You might think that silence would have little effect on the real world. Kehlmann vocally disagrees.
“The Oscars are not an internal American thing. It’s really a signal that goes out to the whole world,” he says. “If people watching in Turkey and China and Russia and other non-democracies see that Americans are speaking out, they believe they can too. And if they see they’re not, they think ‘well, America doesn’t have democracy anymore, so why should we?’ ‘People can get rounded up on the streets and no one will care.’ It really has a profound effect. On authoritarian governments too.”
That effect could apply, he says, even in America. “The screws always get more tightened when you’re quiet. This year at least people could speak out at the Oscars. But next year you might get bleeped for saying anything political. And the year after you have to say something pro-government or you’re not eligible for an award. I hope it doesn’t go that way, of course,” Kehlmann adds. “But they’ll always take away freedom if you let them. If you resist they often won’t.”

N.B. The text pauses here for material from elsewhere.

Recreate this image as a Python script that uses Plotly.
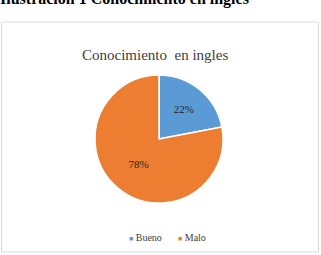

Look at PTA. You have to love the guy. He makes movies with gusto and tackles issues with flair. And OK, maybe he didn’t want to mar his first Oscar speech after a 30-year wait with talk about ICE. But then he gave another speech. And another. When he got up for best picture and said he forgot something essential in his speech for best director, I thought, finally. Finally, we’re going to get the shout-out to what’s happening on the streets of this country that we’ve been waiting for all season. But then he just said he forgot to thank his cast.
Dude, I’m going to assume at this point the cast knows they’re appreciated. If they don’t, that’s a bigger problem. But you know who doesn’t know and might like to hear some appreciation? The people on the front lines fighting the kind of Steven Lockjaw nativism you so elegantly skewered in your film. They could have really used that shout-out from that big megaphone you had. You know who else could have used the shout-out? The people watching from the “31 countries across six continents [that] are represented this evening,” as Conan noted, who might want to hear we’re not, as a culture, about rounding up people because of their last name or skin color. Instead they heard how you love actors.

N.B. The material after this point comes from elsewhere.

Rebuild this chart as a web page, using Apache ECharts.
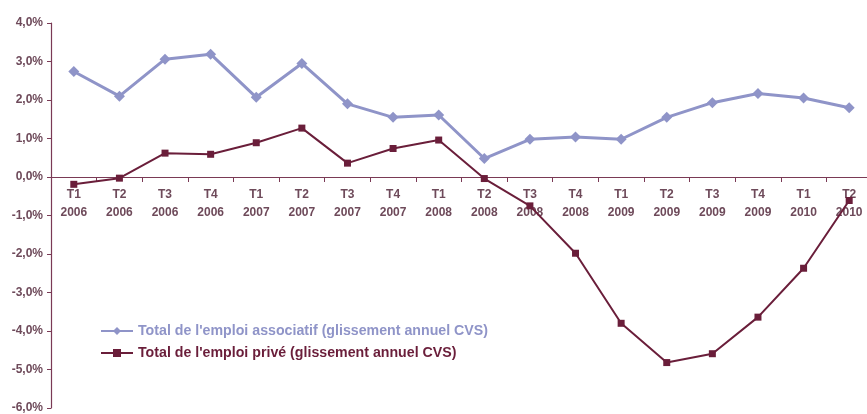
<!DOCTYPE html>
<html><head><meta charset="utf-8">
<script src="https://cdn.jsdelivr.net/npm/echarts@6/dist/echarts.min.js"></script>
<style>html,body{margin:0;padding:0;background:#fff}#c{width:867px;height:414px}</style>
</head><body><div id="c"></div>
<script>
const quarters = ["T1","T2","T3","T4","T1","T2","T3","T4","T1","T2","T3","T4","T1","T2","T3","T4","T1","T2"];
const years = ["2006","2006","2006","2006","2007","2007","2007","2007","2008","2008","2008","2008","2009","2009","2009","2009","2010","2010"];
const associatif = [2.74,2.10,3.06,3.19,2.07,2.95,1.90,1.55,1.61,0.48,0.98,1.04,0.98,1.55,1.93,2.17,2.05,1.80];
const prive = [-0.19,-0.03,0.62,0.59,0.89,1.27,0.36,0.74,0.96,-0.04,-0.75,-1.98,-3.80,-4.82,-4.59,-3.64,-2.37,-0.61];
const seriesNames = ["Total de l'emploi associatif (glissement annuel CVS)","Total de l'emploi privé (glissement annuel CVS)"];
const categories = quarters.map((q,i)=>q+"\n"+years[i]);

const axisCol = '#7a3a55';
const textCol = '#6e4a5a';
const blue = '#8f94c8';
const maroon = '#6a1e3a';
const chart = echarts.init(document.getElementById('c'));
chart.setOption({
  animation:false,
  grid:{left:51,right:-5,top:23,bottom:6,containLabel:false,outerBoundsMode:'none'},
  legend:{
    orient:'vertical', left:95, top:319, itemGap:8, itemWidth:32, itemHeight:10,
    textStyle:{fontFamily:'Liberation Sans, Arial', fontWeight:'bold', fontSize:14.2},
    data:[{name:seriesNames[0],textStyle:{color:blue}},{name:seriesNames[1],textStyle:{color:maroon}}]
  },
  xAxis:{
    type:'category', data:categories, boundaryGap:true, position:'bottom', offset:-231,
    axisLine:{onZero:false,lineStyle:{color:axisCol,width:1.2}},
    axisTick:{show:true,length:5,lineStyle:{color:axisCol}},
    axisLabel:{color:textCol,fontFamily:'Liberation Sans, Arial',fontWeight:'bold',fontSize:12,lineHeight:18,margin:9,interval:0}
  },
  yAxis:{
    type:'value', min:-6, max:4, interval:1,
    splitLine:{show:false},
    axisLine:{show:true,lineStyle:{color:axisCol,width:1.2}},
    axisTick:{show:true,length:4,lineStyle:{color:axisCol}},
    axisLabel:{color:textCol,fontFamily:'Liberation Sans, Arial',fontWeight:'bold',fontSize:12,margin:8,
      formatter:v=>v.toFixed(1).replace('.',',')+'%'}
  },
  series:[
    {name:seriesNames[0],type:'line',data:associatif,symbol:'diamond',symbolSize:11,
      lineStyle:{color:blue,width:3},itemStyle:{color:blue},z:2},
    {name:seriesNames[1],type:'line',data:prive,symbol:'rect',symbolSize:7,
      lineStyle:{color:maroon,width:2},itemStyle:{color:maroon},z:3}
  ]
});
</script></body></html>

Oscar season began in a record-breaking month for ICE deportations and its nominations were announced the weekend Alex Pretti was killed by ICE. The justifiable fury over that incident was probably one of the reasons One Battle won in the first place. And yet, nothing from any of the movie’s winners.
It’s telling that the winner who could have made the biggest political statement, Sean Penn, wasn’t there. Penn won for playing the kind of political figure we don’t want to become, and wasn’t present to drive the point home. Yet his absence from the show, apparently to visit President Volodymyr Zelenskyy in Ukrainecould still have been a beautiful opportunity to shine a light back on a crisis that has become all too forgotten. Instead no one explained anything, the opportunity was botched, and it left us with nothing but presenter Kieran Culkin making a boneheaded comment that sounded like Penn thought he was too good for the show.

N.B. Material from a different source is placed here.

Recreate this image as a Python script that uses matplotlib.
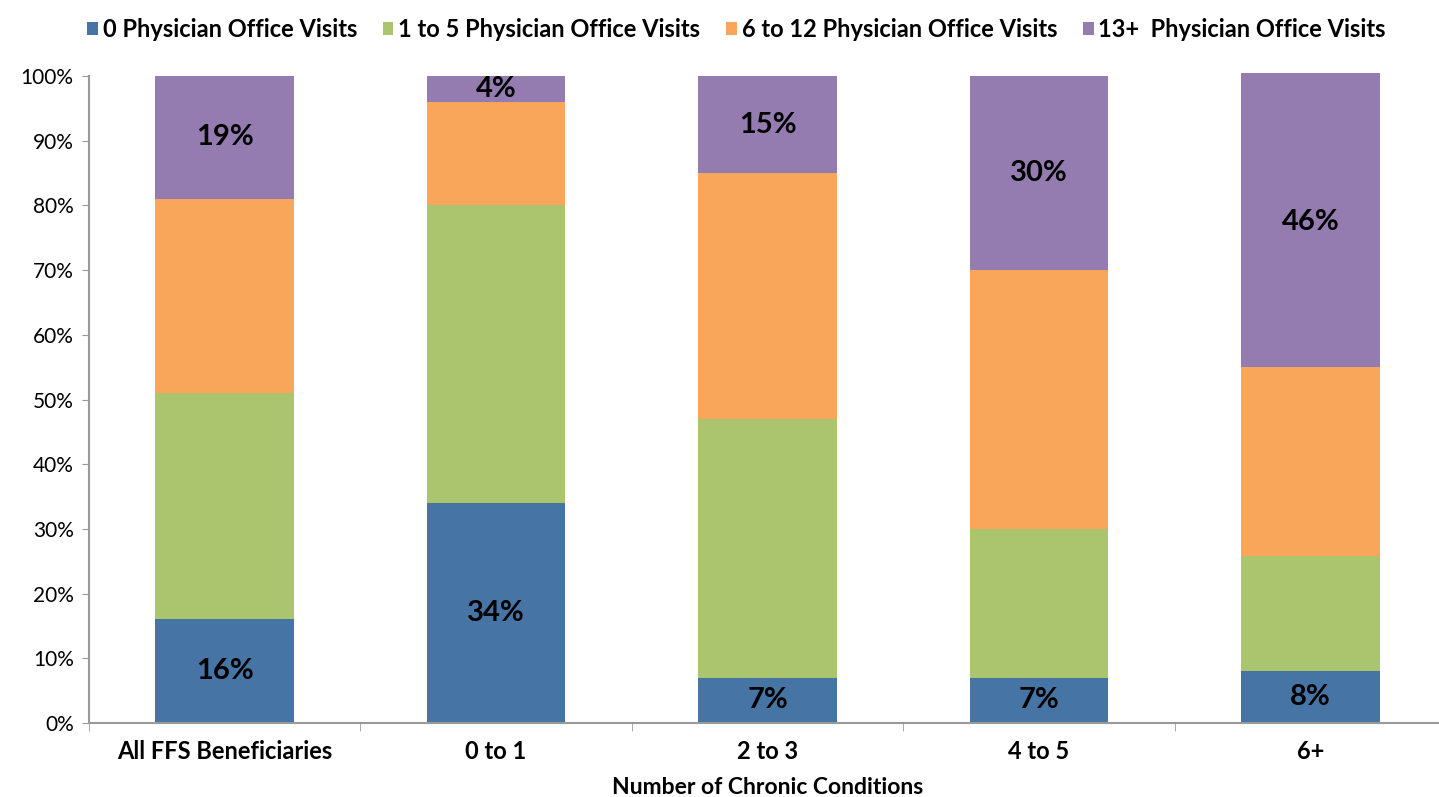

Perhaps the most pointed comment of the night came from Will Arnett, who took aim at another threat hovering over the room. “Tonight we’re celebrating people, not AI,” he said, citing animation as “an art form [that]…needs to be protected.” Given the composition of the audience, that perhaps wasn’t the boldest stance. But given the way Big Tech increasingly owns Washington — and given the way it owns the people who employ the winners — it was hardly a safe comment either. Arnett was putting his rep on the line to ensure that there will still be people to honor at the Oscars.
But maybe he should stop fighting so hard. We’re all worried about an industry/society that is fast becoming too automated. But on the awards-speech score, could an AI avatar and its prompters really have done worse? After all, a synthetic performer trained on the Oscar-acceptance remarks might have at least had a hallucination. At this rate, that might be the only way we conjure up some courage.